**Short task**
From the first line of the data down to and including the line with "const y = d3.scaleLog().domain([1e-4, 1e1]).range([887, 16]);", copy everything exactly, leaving out pictures.

**Data block**
——
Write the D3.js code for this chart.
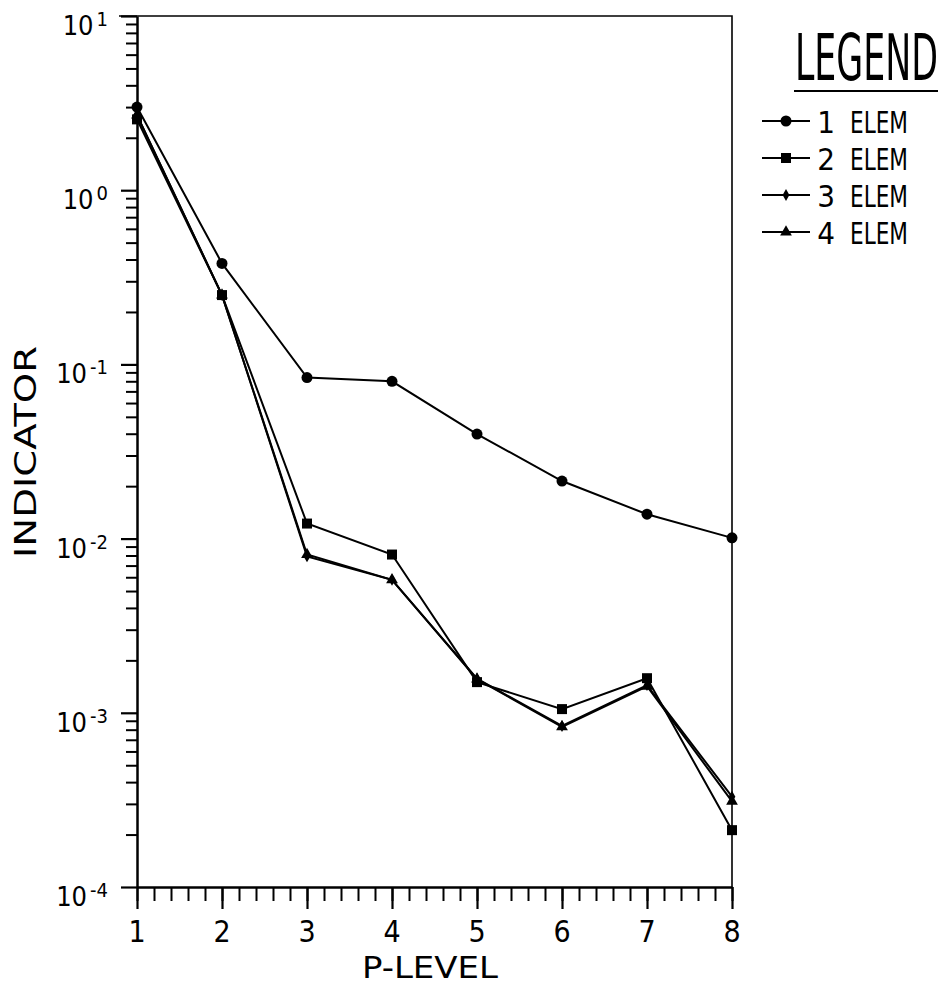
<!DOCTYPE html>
<html>
<head>
<meta charset="utf-8">
<script src="https://cdn.jsdelivr.net/npm/d3@7"></script>
<style>
  body { margin: 0; background: #fff; }
  text { font-family: "DejaVu Sans Condensed", "DejaVu Sans", sans-serif; fill: #000; }
</style>
</head>
<body>
<svg id="chart" width="945" height="985"></svg>
<script>
// values
const pLevels = [1, 2, 3, 4, 5, 6, 7, 8];
const elem1 = [3.0, 0.38, 0.084, 0.080, 0.0398, 0.0214, 0.0138, 0.0101];
const elem2 = [2.55, 0.25, 0.0122, 0.0081, 0.00150, 0.00105, 0.00158, 0.000212];
const elem3 = [2.7, 0.25, 0.0079, 0.0058, 0.00157, 0.00084, 0.00144, 0.000330];
const elem4 = [2.7, 0.25, 0.0081, 0.0058, 0.00156, 0.00083, 0.00142, 0.000310];
const seriesNames = ["1 ELEM", "2 ELEM", "3 ELEM", "4 ELEM"];
const decadeTicks = [1e-4, 1e-3, 1e-2, 1e-1, 1e0, 1e1];
const decadeExp = ["-4", "-3", "-2", "-1", "0", "1"];

const series = [elem1, elem2, elem3, elem4];
const symbols = [d3.symbolCircle, d3.symbolSquare, d3.symbolDiamond, d3.symbolTriangle];
const symbolSizes = [95, 100, 40, 60];

const svg = d3.select("#chart");

const x = d3.scaleLinear().domain([1, 8]).range([137, 732]);
const y = d3.scaleLog().domain([1e-4, 1e1]).range([887, 16]);

// squeeze a text horizontally to a given width (plotter lettering is narrow)
function fitText(sel, px, py, width, anchor) {
    sel.attr("x", 0).attr("y", 0);
    const w = sel.node().getComputedTextLength();
    const sx = width / w;
    const shift = anchor === "middle" ? -width / 2 : anchor === "end" ? -width : 0;
    sel.attr("transform", `translate(${px + shift},${py}) scale(${sx},1)`);
    return sel;
}

// frame: top and right edges
svg.append("path")
    .attr("d", `M${x(1) - 18},${y(1e1)}H${x(8)}V${y(1e-4)}`)
    .attr("fill", "none")
    .attr("stroke", "#000")
    .attr("stroke-width", 1.6);

// X axis - minor then major ticks
const minorX = d3.range(1, 8.001, 0.2);
svg.append("g")
    .attr("transform", `translate(0,${y(1e-4)})`)
    .call(d3.axisBottom(x).tickValues(minorX).tickSize(14).tickSizeOuter(0).tickFormat(""))
    .call(g => g.selectAll("line").attr("stroke-width", 2))
    .call(g => g.select(".domain").attr("stroke-width", 2.5));

svg.append("g")
    .attr("transform", `translate(0,${y(1e-4)})`)
    .call(d3.axisBottom(x).tickValues(pLevels).tickSize(22).tickSizeOuter(0).tickFormat(""))
    .call(g => g.selectAll("line").attr("stroke-width", 2.2))
    .call(g => g.select(".domain").remove());

svg.append("g").selectAll("text")
    .data(pLevels)
    .enter()
    .append("text")
    .attr("x", d => x(d))
    .attr("y", 942)
    .attr("text-anchor", "middle")
    .attr("font-size", 30)
    .text(d => d);

// Y axis - minor ticks at 2..9 of each decade
const minorY = [];
decadeTicks.slice(0, -1).forEach(dec => {
    for (let m = 2; m <= 9; m++) minorY.push(dec * m);
});

svg.append("g")
    .attr("transform", `translate(${x(1)},0)`)
    .call(d3.axisLeft(y).tickValues(minorY).tickSize(11).tickSizeOuter(0).tickFormat(""))
    .call(g => g.selectAll("line").attr("stroke-width", 2))
    .call(g => g.select(".domain").attr("stroke-width", 2.5));

svg.append("g")
    .attr("transform", `translate(${x(1)},0)`)
    .call(d3.axisLeft(y).tickValues(decadeTicks).tickSize(16).tickSizeOuter(0).tickFormat(""))
    .call(g => g.selectAll("line").attr("stroke-width", 2.2))
    .call(g => g.select(".domain").remove());

const yLabels = svg.append("g").selectAll("text")
    .data(decadeTicks)
    .enter()
    .append("text")
    .attr("x", 108)
    .attr("y", d => y(d) + 19)
    .attr("text-anchor", "end")
    .attr("font-size", 27);
yLabels.append("tspan").text("10");
yLabels.append("tspan")
    .attr("dx", 3)
    .attr("dy", -9)
    .attr("font-size", 20)
    .text((d, i) => decadeExp[i]);

// axis titles
fitText(svg.append("text").attr("font-size", 30).text("P-LEVEL"), 430, 978, 136, "middle");

const yTitle = svg.append("g").attr("transform", "translate(36,452) rotate(-90)");
fitText(yTitle.append("text").attr("font-size", 31).text("INDICATOR"), 0, 0, 212, "middle");

// series lines and markers
const line = d3.line()
    .x((d, i) => x(pLevels[i]))
    .y(d => y(d));

series.forEach((values, k) => {
    svg.append("path")
        .datum(values)
        .attr("fill", "none")
        .attr("stroke", "#000")
        .attr("stroke-width", 2)
        .attr("d", line);

    svg.append("g").selectAll("path")
        .data(values)
        .enter()
        .append("path")
        .attr("transform", (d, i) => `translate(${x(pLevels[i])},${y(d)})`)
        .attr("d", d3.symbol().type(symbols[k]).size(symbolSizes[k]))
        .attr("fill", "#000");
});

// legend
fitText(svg.append("text").attr("font-size", 64).text("LEGEND"), 795, 80, 143, "start");

svg.append("line")
    .attr("x1", 794).attr("x2", 938)
    .attr("y1", 91).attr("y2", 91)
    .attr("stroke", "#000")
    .attr("stroke-width", 2);

const legendRows = [121, 158, 195, 232];
seriesNames.forEach((name, k) => {
    const ly = legendRows[k];
    const g = svg.append("g");
    g.append("line")
        .attr("x1", 762).attr("x2", 810)
        .attr("y1", ly).attr("y2", ly)
        .attr("stroke", "#000")
        .attr("stroke-width", 2);
    g.append("path")
        .attr("transform", `translate(786,${ly})`)
        .attr("d", d3.symbol().type(symbols[k]).size(symbolSizes[k]))
        .attr("fill", "#000");
    const parts = name.split(" ");
    g.append("text")
        .attr("x", 826)
        .attr("y", ly + 12)
        .attr("text-anchor", "middle")
        .attr("font-size", 31)
        .text(parts[0]);
    fitText(g.append("text").attr("font-size", 31).text(parts[1]), 850, ly + 12, 58, "start");
});
</script>
</body>
</html>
——
**Answer in full**
Write the D3.js code for this chart.
<!DOCTYPE html>
<html>
<head>
<meta charset="utf-8">
<script src="https://cdn.jsdelivr.net/npm/d3@7"></script>
<style>
  body { margin: 0; background: #fff; }
  text { font-family: "DejaVu Sans Condensed", "DejaVu Sans", sans-serif; fill: #000; }
</style>
</head>
<body>
<svg id="chart" width="945" height="985"></svg>
<script>
// values
const pLevels = [1, 2, 3, 4, 5, 6, 7, 8];
const elem1 = [3.0, 0.38, 0.084, 0.080, 0.0398, 0.0214, 0.0138, 0.0101];
const elem2 = [2.55, 0.25, 0.0122, 0.0081, 0.00150, 0.00105, 0.00158, 0.000212];
const elem3 = [2.7, 0.25, 0.0079, 0.0058, 0.00157, 0.00084, 0.00144, 0.000330];
const elem4 = [2.7, 0.25, 0.0081, 0.0058, 0.00156, 0.00083, 0.00142, 0.000310];
const seriesNames = ["1 ELEM", "2 ELEM", "3 ELEM", "4 ELEM"];
const decadeTicks = [1e-4, 1e-3, 1e-2, 1e-1, 1e0, 1e1];
const decadeExp = ["-4", "-3", "-2", "-1", "0", "1"];

const series = [elem1, elem2, elem3, elem4];
const symbols = [d3.symbolCircle, d3.symbolSquare, d3.symbolDiamond, d3.symbolTriangle];
const symbolSizes = [95, 100, 40, 60];

const svg = d3.select("#chart");

const x = d3.scaleLinear().domain([1, 8]).range([137, 732]);
const y = d3.scaleLog().domain([1e-4, 1e1]).range([887, 16]);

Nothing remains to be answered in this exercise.